Tuesday, February 07, 2012

Tuesday Morning Links

This and that for your Tuesday reading.

- Geoffrey Stevens discusses the basic problem behind the Cons' insistence on cutting back actual help to people while wasting billions on prisons and fighter jets:
(I)f the government did have a weakness (which, as noted, it does not concede), it might be that it does not suffer fools gladly — “fools” being loosely defined as anyone who fails to applaud everything the Conservatives do. This is quite a large category, encompassing (or so pollsters tell us) two-thirds of the Canadian populace.

Not only does the government not embrace criticism, it does not trust experts. The overhaul of the old age security system that Harper announced, minus details, in Davos (safely removed from the fools in Parliament) illustrates the point. As Harper sees it, the changes — which apparently will require seniors to wait longer and accept smaller pensions — are needed to make OAS sustainable for future generations. But is that really the case?

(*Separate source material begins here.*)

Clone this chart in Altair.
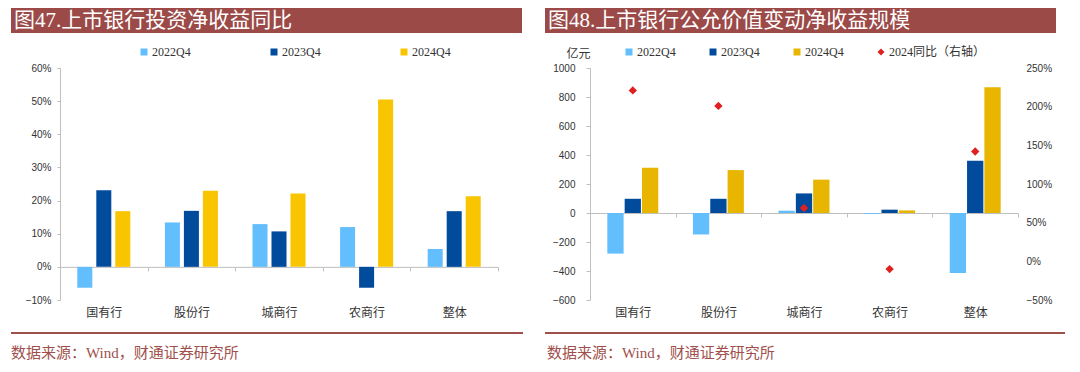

Non-partisan experts argue that if the Conservatives factor in economic growth and increases in the working-age population though immigration, they will discover a quite different picture, and not a bleak one at all. One of those experts is Kevin Page, the parliamentary budget officer (and a troublesome fellow in Tory eyes) “We don’t have a long-term sustainability problem,” Page says. “I think he (Harper) is doing it for broader problems.”

Common sense would suggest that the Conservatives acknowledge that independent experts just might have a point worth considering (by a royal commission perhaps?). At very least, the public deserves a more convincing explanation and some reassurance before the best finance minister on the planet attacks a pension system that has served the country well over the years.
- Bea Vongdouangchonh reports on Joe Comartin's efforts to make Parliament more open and democratic.

- Sixth Estate laments the embarrassment of riches in trying to choose a single weekly Flack Award.

- Last week's column looks to have been particularly well-timed, as word gets out that the Wall government is trying to recruit some of the same people taken in by Ireland's false promise of an economy built on corporate giveaways to help build a similar set of bubbles in Saskatchewan.

- Finally, kudos to the team of labour activists which succeeded in demonstrating that the Wall government's essential services legislation was unconstitutional. And Murray Mandryk nicely sums up how Justice Ball's findings that the Sask Party's essential services legislation was the most draconian in the country serve to undermine the Wall government's pretense at moderation.